The St. Paul Auditorium had artificial ice and it was the first time I had played on that surface. The ice surface was very dark and it was difficult to see the puck. There were two locker rooms but otherwise, they just had a makeshift set-up with curtains for the teams that were dressing for the next game. It was pretty “Mickey Mouse”, really. With smoking permitted in the lobbies and corridors, there was a constant cloud of smoke that permeated the rink, too.
We had just 11 players on that entire 1947 team and our juniors were the key to our club. We easily downed Willmar 6-0 in my first game at state and my brother Earl scored a goal and had an assist in that game. Next up was Roseau, the pre-tournament favorite, in the semis. Roseau was led by Rube Bjorkman and they had a good team and had beaten us at Eveleth during the season. Bjorkman wore those big goggles but he was an outstanding player and, of course, would go on to star with the Gophers and later the U.S. Nationals and Olympic teams. He also coached at Greenway and then at R.P.I. and North Dakota.
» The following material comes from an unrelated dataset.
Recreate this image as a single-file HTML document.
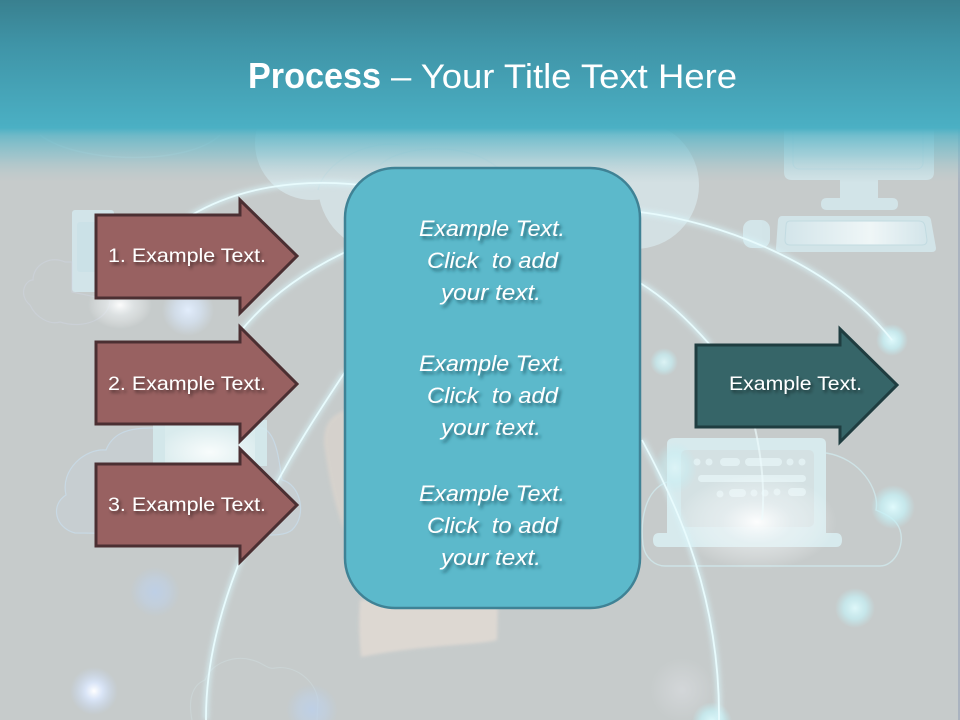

Sure enough, Bjorkman beat me three times to lead the Rams to a 4-1 win. We played pretty well but they were just too much. In the finals, Roseau got upset by St. Paul Johnson. Prior to the title game, we played Minneapolis West in the third-place game. John Matchefts, one of my best buddies, scored twice but a guy named Kevin Farley notched a hat trick and we lost 5-3. It would be the last time Eveleth High School would lose a game until the 1952 season. Eventually, the winning streak would reach 78 games. That record will likely never be broken, though International Falls in the 1960’s and Bloomington Jefferson in the 1990’s both took a crack at it.